## START INPUT MATERIAL

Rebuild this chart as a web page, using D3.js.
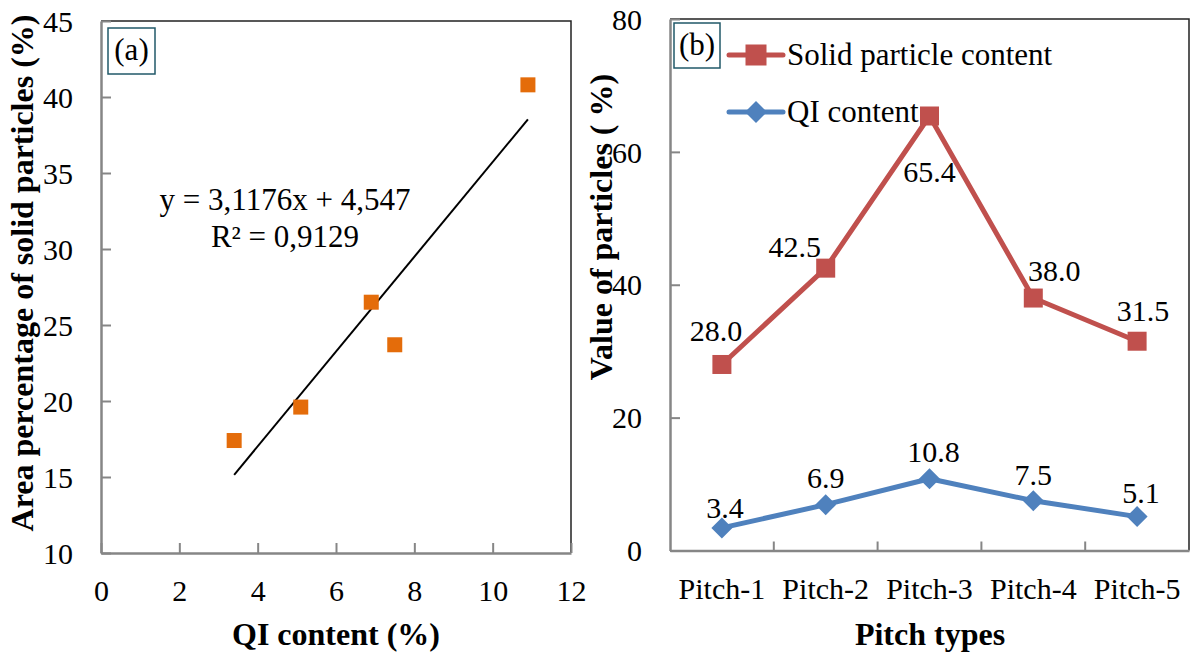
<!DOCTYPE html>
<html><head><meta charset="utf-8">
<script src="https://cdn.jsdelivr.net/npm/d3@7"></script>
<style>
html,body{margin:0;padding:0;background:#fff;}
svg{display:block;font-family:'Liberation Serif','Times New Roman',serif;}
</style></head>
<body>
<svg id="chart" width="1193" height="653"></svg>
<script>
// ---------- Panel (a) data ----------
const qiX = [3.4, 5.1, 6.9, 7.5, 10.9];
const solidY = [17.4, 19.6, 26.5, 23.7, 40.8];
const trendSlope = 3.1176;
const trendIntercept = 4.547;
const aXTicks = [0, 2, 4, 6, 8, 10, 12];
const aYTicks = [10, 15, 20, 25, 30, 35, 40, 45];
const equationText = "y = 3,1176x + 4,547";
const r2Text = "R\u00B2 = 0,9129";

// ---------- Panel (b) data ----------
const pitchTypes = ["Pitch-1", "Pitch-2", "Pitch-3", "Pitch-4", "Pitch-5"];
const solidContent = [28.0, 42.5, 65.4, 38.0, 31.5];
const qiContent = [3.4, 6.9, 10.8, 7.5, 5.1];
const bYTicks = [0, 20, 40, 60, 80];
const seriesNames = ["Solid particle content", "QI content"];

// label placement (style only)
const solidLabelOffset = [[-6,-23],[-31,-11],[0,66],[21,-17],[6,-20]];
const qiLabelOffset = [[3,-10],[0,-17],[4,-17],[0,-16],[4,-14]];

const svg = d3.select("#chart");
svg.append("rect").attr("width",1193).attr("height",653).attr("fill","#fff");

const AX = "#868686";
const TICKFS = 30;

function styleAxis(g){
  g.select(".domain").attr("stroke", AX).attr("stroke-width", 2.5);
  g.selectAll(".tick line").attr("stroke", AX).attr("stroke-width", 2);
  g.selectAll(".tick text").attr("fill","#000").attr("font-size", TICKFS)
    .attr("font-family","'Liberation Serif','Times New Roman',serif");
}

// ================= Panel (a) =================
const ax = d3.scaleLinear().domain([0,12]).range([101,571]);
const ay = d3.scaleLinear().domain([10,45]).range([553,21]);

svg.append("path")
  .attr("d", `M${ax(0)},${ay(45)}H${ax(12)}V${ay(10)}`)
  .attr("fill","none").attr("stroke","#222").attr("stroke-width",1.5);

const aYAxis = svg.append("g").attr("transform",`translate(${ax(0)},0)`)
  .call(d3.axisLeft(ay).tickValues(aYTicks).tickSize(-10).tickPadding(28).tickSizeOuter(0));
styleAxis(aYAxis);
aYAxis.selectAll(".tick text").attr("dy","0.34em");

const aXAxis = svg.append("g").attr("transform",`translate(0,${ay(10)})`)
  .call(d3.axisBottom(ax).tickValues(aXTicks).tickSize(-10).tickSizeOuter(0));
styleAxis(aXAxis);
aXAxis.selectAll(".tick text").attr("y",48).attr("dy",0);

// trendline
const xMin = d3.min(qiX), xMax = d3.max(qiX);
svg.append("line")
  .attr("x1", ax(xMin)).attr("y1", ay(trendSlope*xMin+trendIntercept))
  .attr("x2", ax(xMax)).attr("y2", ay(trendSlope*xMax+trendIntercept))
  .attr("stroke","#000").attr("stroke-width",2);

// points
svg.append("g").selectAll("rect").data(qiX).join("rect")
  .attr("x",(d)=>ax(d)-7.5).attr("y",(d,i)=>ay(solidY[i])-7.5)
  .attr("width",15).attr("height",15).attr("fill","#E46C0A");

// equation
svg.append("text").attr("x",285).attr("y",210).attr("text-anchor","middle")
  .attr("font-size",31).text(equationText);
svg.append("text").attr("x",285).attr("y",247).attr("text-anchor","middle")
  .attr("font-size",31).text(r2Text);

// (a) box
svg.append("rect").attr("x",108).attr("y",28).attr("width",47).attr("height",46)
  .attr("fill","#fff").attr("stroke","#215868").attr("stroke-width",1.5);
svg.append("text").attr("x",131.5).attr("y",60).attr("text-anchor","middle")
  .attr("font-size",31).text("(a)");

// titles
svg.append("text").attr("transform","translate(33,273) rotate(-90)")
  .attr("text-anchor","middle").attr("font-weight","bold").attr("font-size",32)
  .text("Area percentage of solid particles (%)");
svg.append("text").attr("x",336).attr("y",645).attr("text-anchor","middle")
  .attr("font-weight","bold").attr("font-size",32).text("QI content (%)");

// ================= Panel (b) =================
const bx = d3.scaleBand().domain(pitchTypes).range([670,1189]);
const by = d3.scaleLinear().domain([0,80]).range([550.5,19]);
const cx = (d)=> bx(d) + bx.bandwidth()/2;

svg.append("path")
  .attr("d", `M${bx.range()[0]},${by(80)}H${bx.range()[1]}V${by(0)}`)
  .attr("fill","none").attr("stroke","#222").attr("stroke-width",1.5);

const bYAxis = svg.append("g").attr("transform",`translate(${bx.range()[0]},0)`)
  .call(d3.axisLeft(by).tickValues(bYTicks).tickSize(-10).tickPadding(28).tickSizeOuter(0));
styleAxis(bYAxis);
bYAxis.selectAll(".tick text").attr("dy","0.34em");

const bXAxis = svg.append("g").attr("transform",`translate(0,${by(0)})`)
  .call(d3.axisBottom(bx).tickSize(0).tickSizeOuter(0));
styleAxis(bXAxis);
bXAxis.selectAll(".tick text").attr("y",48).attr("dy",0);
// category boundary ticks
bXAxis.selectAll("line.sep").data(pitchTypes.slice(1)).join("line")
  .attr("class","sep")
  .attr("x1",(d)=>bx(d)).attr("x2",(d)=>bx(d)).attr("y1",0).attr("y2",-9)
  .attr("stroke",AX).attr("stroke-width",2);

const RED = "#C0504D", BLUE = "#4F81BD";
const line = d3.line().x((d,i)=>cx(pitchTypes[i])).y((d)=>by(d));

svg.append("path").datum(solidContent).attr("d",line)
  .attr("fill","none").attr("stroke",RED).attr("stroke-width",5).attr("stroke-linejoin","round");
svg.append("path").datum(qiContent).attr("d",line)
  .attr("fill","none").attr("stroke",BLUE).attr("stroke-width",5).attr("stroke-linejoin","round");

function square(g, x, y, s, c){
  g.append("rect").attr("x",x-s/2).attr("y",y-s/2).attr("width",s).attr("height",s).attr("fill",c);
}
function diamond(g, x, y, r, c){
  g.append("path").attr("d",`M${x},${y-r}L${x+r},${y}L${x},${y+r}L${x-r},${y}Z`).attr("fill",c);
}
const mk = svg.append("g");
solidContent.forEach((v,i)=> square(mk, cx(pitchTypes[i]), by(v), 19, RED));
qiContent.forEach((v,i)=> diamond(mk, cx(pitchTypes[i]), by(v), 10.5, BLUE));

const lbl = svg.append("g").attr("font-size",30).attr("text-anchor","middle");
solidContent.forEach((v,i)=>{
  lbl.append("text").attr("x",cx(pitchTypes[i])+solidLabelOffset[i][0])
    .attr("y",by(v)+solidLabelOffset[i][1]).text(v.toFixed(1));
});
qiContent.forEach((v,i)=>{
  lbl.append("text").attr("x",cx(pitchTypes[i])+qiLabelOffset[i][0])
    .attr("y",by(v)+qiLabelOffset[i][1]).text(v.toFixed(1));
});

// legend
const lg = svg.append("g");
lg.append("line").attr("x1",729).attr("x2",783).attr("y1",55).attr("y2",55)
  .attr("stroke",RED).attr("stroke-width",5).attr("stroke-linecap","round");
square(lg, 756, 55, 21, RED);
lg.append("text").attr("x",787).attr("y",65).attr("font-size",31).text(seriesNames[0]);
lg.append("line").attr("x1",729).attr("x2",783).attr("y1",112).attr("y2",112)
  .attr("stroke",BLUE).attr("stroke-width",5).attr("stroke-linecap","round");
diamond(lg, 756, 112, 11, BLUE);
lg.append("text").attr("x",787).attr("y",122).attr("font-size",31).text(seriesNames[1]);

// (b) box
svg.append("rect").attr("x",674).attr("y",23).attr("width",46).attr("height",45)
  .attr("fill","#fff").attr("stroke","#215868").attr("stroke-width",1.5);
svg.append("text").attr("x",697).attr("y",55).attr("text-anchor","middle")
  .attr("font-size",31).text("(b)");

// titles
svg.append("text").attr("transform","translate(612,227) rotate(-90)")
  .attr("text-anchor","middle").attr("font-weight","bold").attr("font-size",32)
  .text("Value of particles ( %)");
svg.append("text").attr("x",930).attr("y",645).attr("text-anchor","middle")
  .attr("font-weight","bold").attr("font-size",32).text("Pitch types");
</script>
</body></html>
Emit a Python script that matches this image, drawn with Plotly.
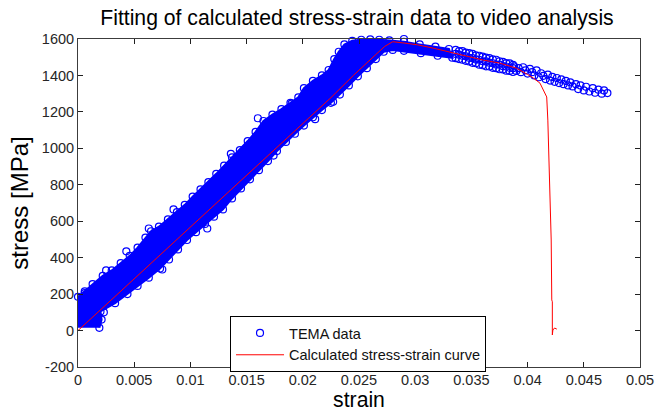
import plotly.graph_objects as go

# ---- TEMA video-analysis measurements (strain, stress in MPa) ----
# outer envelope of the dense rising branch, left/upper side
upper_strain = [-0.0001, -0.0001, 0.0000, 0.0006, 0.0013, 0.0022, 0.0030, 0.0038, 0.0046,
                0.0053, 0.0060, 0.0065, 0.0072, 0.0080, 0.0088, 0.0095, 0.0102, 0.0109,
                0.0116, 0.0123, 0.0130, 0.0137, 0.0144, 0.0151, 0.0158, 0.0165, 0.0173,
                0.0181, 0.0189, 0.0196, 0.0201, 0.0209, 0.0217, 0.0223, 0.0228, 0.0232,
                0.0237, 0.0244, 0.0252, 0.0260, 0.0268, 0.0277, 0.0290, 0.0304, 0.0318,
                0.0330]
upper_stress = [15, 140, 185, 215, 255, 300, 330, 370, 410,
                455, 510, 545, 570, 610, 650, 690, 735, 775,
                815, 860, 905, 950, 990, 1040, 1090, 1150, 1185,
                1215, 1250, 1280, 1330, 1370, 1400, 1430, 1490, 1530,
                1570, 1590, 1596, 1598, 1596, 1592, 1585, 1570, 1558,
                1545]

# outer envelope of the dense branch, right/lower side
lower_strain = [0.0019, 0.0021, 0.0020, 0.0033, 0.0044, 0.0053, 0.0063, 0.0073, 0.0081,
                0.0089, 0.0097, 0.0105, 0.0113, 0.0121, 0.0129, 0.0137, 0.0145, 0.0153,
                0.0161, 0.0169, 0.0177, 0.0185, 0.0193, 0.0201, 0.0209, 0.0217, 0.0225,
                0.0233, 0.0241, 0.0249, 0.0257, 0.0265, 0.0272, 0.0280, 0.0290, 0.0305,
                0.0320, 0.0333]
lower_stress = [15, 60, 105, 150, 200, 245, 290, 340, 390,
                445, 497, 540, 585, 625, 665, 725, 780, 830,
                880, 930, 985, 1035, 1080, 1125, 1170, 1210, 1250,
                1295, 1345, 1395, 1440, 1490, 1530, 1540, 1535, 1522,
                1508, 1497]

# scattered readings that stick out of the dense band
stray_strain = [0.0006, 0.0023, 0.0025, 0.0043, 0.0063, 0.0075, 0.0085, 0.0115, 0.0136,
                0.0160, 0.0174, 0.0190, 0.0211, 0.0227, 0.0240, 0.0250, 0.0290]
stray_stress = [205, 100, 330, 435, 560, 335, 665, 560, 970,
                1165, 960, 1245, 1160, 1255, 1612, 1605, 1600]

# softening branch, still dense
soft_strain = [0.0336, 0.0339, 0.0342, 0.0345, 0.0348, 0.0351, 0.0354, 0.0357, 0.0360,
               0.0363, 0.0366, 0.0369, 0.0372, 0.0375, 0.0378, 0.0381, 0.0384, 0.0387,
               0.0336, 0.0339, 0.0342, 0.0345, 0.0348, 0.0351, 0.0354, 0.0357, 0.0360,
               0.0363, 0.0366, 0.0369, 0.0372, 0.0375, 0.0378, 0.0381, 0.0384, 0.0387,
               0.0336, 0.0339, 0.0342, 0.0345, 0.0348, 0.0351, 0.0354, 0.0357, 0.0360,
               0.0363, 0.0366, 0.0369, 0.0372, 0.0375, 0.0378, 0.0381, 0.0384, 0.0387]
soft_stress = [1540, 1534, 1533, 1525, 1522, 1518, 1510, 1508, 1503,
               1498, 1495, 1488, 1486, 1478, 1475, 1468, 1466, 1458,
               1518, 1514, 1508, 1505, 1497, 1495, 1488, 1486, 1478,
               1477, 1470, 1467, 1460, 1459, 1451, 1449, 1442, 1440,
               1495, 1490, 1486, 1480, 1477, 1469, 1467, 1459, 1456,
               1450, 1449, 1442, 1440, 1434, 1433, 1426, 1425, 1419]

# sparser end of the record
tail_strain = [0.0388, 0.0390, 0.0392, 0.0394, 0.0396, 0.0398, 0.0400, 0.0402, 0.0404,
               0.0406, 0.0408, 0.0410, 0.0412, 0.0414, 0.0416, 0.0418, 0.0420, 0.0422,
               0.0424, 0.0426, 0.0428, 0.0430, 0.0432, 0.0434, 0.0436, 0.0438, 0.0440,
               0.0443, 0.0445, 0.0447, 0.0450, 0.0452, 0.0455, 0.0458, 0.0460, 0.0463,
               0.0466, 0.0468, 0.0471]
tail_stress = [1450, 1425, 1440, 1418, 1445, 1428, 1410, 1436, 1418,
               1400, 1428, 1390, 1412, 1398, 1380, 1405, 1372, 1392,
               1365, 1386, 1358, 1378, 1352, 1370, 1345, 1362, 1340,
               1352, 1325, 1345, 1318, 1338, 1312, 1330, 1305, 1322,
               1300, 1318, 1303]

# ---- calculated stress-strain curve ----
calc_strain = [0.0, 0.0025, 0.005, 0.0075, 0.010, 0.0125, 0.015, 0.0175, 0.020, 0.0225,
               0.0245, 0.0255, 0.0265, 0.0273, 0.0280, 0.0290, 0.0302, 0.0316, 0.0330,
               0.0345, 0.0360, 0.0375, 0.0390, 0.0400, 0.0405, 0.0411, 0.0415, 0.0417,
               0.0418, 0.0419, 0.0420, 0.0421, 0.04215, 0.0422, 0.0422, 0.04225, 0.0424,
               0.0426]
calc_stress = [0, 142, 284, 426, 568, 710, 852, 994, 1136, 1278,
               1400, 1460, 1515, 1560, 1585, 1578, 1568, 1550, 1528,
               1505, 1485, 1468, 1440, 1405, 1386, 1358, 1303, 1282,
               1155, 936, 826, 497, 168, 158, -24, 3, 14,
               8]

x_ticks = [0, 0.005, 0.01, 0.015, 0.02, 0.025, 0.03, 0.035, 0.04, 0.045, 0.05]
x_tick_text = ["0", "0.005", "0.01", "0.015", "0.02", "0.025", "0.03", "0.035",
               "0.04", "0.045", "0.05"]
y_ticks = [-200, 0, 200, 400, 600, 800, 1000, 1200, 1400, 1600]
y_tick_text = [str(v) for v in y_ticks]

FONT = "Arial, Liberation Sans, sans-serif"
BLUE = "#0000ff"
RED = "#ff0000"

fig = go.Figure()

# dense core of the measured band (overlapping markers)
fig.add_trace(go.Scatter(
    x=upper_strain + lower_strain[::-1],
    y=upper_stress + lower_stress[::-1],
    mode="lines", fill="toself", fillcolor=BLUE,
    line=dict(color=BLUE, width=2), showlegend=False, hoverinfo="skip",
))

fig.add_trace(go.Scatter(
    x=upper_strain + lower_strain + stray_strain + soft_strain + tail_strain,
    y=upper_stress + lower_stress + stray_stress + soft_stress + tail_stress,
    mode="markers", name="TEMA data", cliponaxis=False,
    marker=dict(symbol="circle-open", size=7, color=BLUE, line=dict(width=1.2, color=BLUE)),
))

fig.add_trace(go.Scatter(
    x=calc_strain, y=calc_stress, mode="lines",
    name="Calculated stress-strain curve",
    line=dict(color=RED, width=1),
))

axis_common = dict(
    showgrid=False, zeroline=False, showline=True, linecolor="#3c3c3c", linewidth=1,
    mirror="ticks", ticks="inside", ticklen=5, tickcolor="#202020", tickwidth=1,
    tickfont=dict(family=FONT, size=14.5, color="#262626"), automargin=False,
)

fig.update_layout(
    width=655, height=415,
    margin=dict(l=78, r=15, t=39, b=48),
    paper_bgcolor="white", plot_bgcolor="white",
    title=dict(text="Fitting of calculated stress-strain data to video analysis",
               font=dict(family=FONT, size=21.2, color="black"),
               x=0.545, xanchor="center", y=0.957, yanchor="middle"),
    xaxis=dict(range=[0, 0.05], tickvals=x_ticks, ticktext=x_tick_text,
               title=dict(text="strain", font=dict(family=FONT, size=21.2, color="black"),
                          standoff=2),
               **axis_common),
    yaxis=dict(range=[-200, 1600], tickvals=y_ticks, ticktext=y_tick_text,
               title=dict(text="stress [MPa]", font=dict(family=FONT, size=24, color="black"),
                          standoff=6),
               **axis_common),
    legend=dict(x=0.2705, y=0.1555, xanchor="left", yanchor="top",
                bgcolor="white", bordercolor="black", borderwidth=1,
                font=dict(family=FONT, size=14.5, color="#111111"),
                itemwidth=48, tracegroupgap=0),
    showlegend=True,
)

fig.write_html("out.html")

## END INPUT MATERIAL

- EXERCISE INSTRUCTIONS -
Repeat the lines above, starting at the first and stopping after the line that holds "const TICKFS = 30;", with the pictures left out.

- THE RESPONSE -
Rebuild this chart as a web page, using D3.js.
<!DOCTYPE html>
<html><head><meta charset="utf-8">
<script src="https://cdn.jsdelivr.net/npm/d3@7"></script>
<style>
html,body{margin:0;padding:0;background:#fff;}
svg{display:block;font-family:'Liberation Serif','Times New Roman',serif;}
</style></head>
<body>
<svg id="chart" width="1193" height="653"></svg>
<script>
// ---------- Panel (a) data ----------
const qiX = [3.4, 5.1, 6.9, 7.5, 10.9];
const solidY = [17.4, 19.6, 26.5, 23.7, 40.8];
const trendSlope = 3.1176;
const trendIntercept = 4.547;
const aXTicks = [0, 2, 4, 6, 8, 10, 12];
const aYTicks = [10, 15, 20, 25, 30, 35, 40, 45];
const equationText = "y = 3,1176x + 4,547";
const r2Text = "R\u00B2 = 0,9129";

// ---------- Panel (b) data ----------
const pitchTypes = ["Pitch-1", "Pitch-2", "Pitch-3", "Pitch-4", "Pitch-5"];
const solidContent = [28.0, 42.5, 65.4, 38.0, 31.5];
const qiContent = [3.4, 6.9, 10.8, 7.5, 5.1];
const bYTicks = [0, 20, 40, 60, 80];
const seriesNames = ["Solid particle content", "QI content"];

// label placement (style only)
const solidLabelOffset = [[-6,-23],[-31,-11],[0,66],[21,-17],[6,-20]];
const qiLabelOffset = [[3,-10],[0,-17],[4,-17],[0,-16],[4,-14]];

const svg = d3.select("#chart");
svg.append("rect").attr("width",1193).attr("height",653).attr("fill","#fff");

const AX = "#868686";
const TICKFS = 30;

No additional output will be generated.